I'm all for the celebration of rodents; we just had Squirrel Appreciation day, and now today, we (sort of) celebrate another rodent, the groundhog (who happens to also be a squirrel!). I think it's cute, like everyone else, that somehow people are obsessed with the folklore (originated in the 1800s) that somehow a rodent could see into the future and predict the weather.
First of all, this is attributing some pretty high cognitive skills to a groundhog. But the headlines are a bit misleading. (1) We won't find out if winter is really over (2) Phil can't actually tell us if winter is over, and (3) at the end of the day, aren't we just measuring if it is cloudy or not?
Okay, groundhogs are really cute. Look at Staten Island Chuck!!
"No shadow means early spring." Actually, no shadow means nothing.

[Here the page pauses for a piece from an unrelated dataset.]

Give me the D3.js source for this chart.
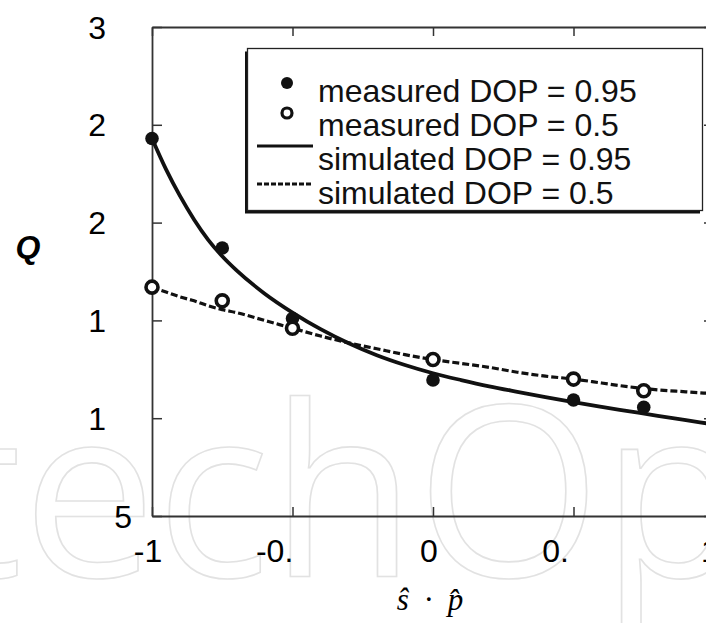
<!DOCTYPE html>
<html>
<head>
<meta charset="utf-8">
<script src="https://cdn.jsdelivr.net/npm/d3@7"></script>
<style>
  body { margin: 0; background: #fff; }
  svg { display: block; }
</style>
</head>
<body>
<svg id="chart" width="706" height="623"></svg>
<script>
// measured points (s.p, Q)
const measuredX = [-1, -0.75, -0.5, 0, 0.5, 0.75];
const measuredHigh = [2.43, 1.87, 1.51, 1.195, 1.093, 1.056];
const measuredLow = [1.67, 1.60, 1.46, 1.30, 1.20, 1.14];

// simulated curves
const simX = [-1, -0.95, -0.9, -0.85, -0.8, -0.75, -0.7, -0.6, -0.5, -0.4, -0.3, -0.2, -0.1,
              0, 0.1, 0.2, 0.3, 0.4, 0.5, 0.6, 0.7, 0.8, 0.9, 1.0];
const simHigh = [2.43, 2.272, 2.135, 2.015, 1.912, 1.828, 1.757, 1.638, 1.54, 1.455, 1.383, 1.322, 1.272,
                 1.23, 1.195, 1.163, 1.135, 1.108, 1.082, 1.058, 1.035, 1.012, 0.99, 0.968];
const simLow = [1.67, 1.645, 1.62, 1.60, 1.575, 1.555, 1.54, 1.50, 1.46, 1.42, 1.385, 1.355, 1.325,
                1.30, 1.28, 1.26, 1.235, 1.215, 1.20, 1.18, 1.16, 1.145, 1.135, 1.125];

const xTicks = [-1, -0.5, 0, 0.5, 1];
const xTickText = ["-1", "-0.", "0", "0.", "1"];
const yTicks = [0.5, 1, 1.5, 2, 2.5, 3];
const yTickText = ["5", "1", "1", "2", "2", "3"];

const legendLabels = [
  "measured DOP = 0.95",
  "measured DOP = 0.5",
  "simulated DOP = 0.95",
  "simulated DOP = 0.5"
];

const svg = d3.select("#chart");
const plotLeft = 152, plotRight = 714, plotTop = 27, plotBottom = 516;

const x = d3.scaleLinear().domain([-1, 1]).range([plotLeft, plotRight]);
const y = d3.scaleLinear().domain([0.5, 3]).range([plotBottom, plotTop]);

// watermark
const wm = svg.append("text")
  .attr("x", 0).attr("y", 577)
  .attr("font-family", "Open Sans")
  .attr("font-size", 238)
  .attr("fill", "none")
  .attr("stroke", "#e2e2e2")
  .attr("stroke-width", 1.6)
  .text("IntechOpen");
const oPos = wm.node().getStartPositionOfChar(6).x;
wm.attr("x", 416 - oPos);

// axes (inward ticks on all four sides)
const axisStyle = g => {
  g.select(".domain").attr("stroke", "#333").attr("stroke-width", 1.8);
  g.selectAll(".tick line").attr("stroke", "#333").attr("stroke-width", 1.5);
  g.selectAll(".tick text").remove();
};
svg.append("g").attr("transform", `translate(0,${plotBottom})`)
  .call(d3.axisBottom(x).tickValues(xTicks).tickSizeInner(-9).tickSizeOuter(0)).call(axisStyle);
svg.append("g").attr("transform", `translate(0,${plotTop})`)
  .call(d3.axisTop(x).tickValues(xTicks).tickSizeInner(-9).tickSizeOuter(0)).call(axisStyle);
svg.append("g").attr("transform", `translate(${plotLeft},0)`)
  .call(d3.axisLeft(y).tickValues(yTicks).tickSizeInner(-10).tickSizeOuter(0)).call(axisStyle);
svg.append("g").attr("transform", `translate(${plotRight},0)`)
  .call(d3.axisRight(y).tickValues(yTicks).tickSizeInner(-10).tickSizeOuter(0)).call(axisStyle);

// tick labels
const font = "Liberation Sans, Arial, sans-serif";
const probe = svg.append("text").attr("font-family", font).attr("font-size", 32).text("5");
const w5 = probe.node().getComputedTextLength();
probe.remove();

svg.append("g").selectAll("text")
  .data(xTicks)
  .enter().append("text")
  .attr("font-family", font).attr("font-size", 32)
  .attr("y", 562)
  .text((d, i) => xTickText[i])
  .each(function (d, i) {
    const w = this.getComputedTextLength();
    const dotted = xTickText[i].endsWith(".");
    const full = dotted ? w + w5 : w;
    d3.select(this).attr("x", x(d) - full / 2 - (dotted ? 9 : 4));
  });

svg.append("g").selectAll("text")
  .data(yTicks)
  .enter().append("text")
  .attr("font-family", font).attr("font-size", 32)
  .attr("text-anchor", "end")
  .attr("x", (d, i) => i === 0 ? plotLeft - 20 : plotLeft - 46)
  .attr("y", d => y(d) + 11.5)
  .text((d, i) => yTickText[i]);

// axis titles
svg.append("text")
  .attr("x", 28).attr("y", 258)
  .attr("text-anchor", "middle")
  .attr("font-family", font).attr("font-size", 32)
  .attr("font-weight", "bold").attr("font-style", "italic")
  .text("Q");

svg.append("text")
  .attr("x", 430).attr("y", 610)
  .attr("text-anchor", "middle")
  .attr("font-family", "Liberation Serif, Times New Roman, serif")
  .attr("font-size", 31).attr("font-style", "italic")
  .text("\u015D\u2002\u00B7\u2002p\u0302");

// simulated curves
const line = d3.line().x(d => x(d[0])).y(d => y(d[1])).curve(d3.curveMonotoneX);
svg.append("path")
  .datum(simX.map((v, i) => [v, simLow[i]]))
  .attr("d", line)
  .attr("fill", "none").attr("stroke", "#111")
  .attr("stroke-width", 3.2).attr("stroke-dasharray", "7,3");
svg.append("path")
  .datum(simX.map((v, i) => [v, simHigh[i]]))
  .attr("d", line)
  .attr("fill", "none").attr("stroke", "#111")
  .attr("stroke-width", 3.8);

// measured markers
svg.append("g").selectAll("circle")
  .data(measuredX.map((v, i) => [v, measuredHigh[i]]))
  .enter().append("circle")
  .attr("cx", d => x(d[0])).attr("cy", d => y(d[1]))
  .attr("r", 6.8).attr("fill", "#111");
svg.append("g").selectAll("circle")
  .data(measuredX.map((v, i) => [v, measuredLow[i]]))
  .enter().append("circle")
  .attr("cx", d => x(d[0])).attr("cy", d => y(d[1]))
  .attr("r", 6).attr("fill", "#fff")
  .attr("stroke", "#111").attr("stroke-width", 3.6);

// legend
const lg = svg.append("g");
lg.append("rect").attr("x", 245).attr("y", 51.5).attr("width", 455).attr("height", 162).attr("fill", "#111");
lg.append("rect").attr("x", 247.5).attr("y", 48.5).attr("width", 455).attr("height", 162)
  .attr("fill", "#fff").attr("stroke", "#222").attr("stroke-width", 1.3);

const rowBase = [102, 136, 170, 204];
lg.selectAll("text.lab")
  .data(legendLabels)
  .enter().append("text")
  .attr("class", "lab")
  .attr("x", 318).attr("y", (d, i) => rowBase[i])
  .attr("font-family", font).attr("font-size", 32)
  .attr("fill", "#111")
  .text(d => d);

lg.append("circle").attr("cx", 287).attr("cy", rowBase[0] - 19).attr("r", 6).attr("fill", "#111");
lg.append("circle").attr("cx", 287).attr("cy", rowBase[1] - 23).attr("r", 5)
  .attr("fill", "#fff").attr("stroke", "#111").attr("stroke-width", 3.2);
lg.append("line").attr("x1", 257).attr("x2", 313).attr("y1", rowBase[2] - 24).attr("y2", rowBase[2] - 24)
  .attr("stroke", "#111").attr("stroke-width", 3);
lg.append("line").attr("x1", 257).attr("x2", 313).attr("y1", rowBase[3] - 20).attr("y2", rowBase[3] - 20)
  .attr("stroke", "#111").attr("stroke-width", 3).attr("stroke-dasharray", "5,2");
</script>
</body>
</html>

Are these rodents even good at predicting the weather? Turns out, no. Their "predictions" are only correct 35-40% of the time. So don't put your mittens away yet.
Finally, I just want folks to be aware that Groundhog Day is not necessarily good for groundhogs (or the people trying to hold them). One year, Bill de Blasio dropped a groundhog, who later died from internal injuries. De Blasio's predecessor, Mayor Bloomburg, was bitten by the groundhog, Chuck, when he tried to pull him out of his hutch.
So at the end of the day, while Groundhog Day is a great movie, and a cute holiday, it might be helpful to take a step back and think about what kind of message this day sends us about animals and science.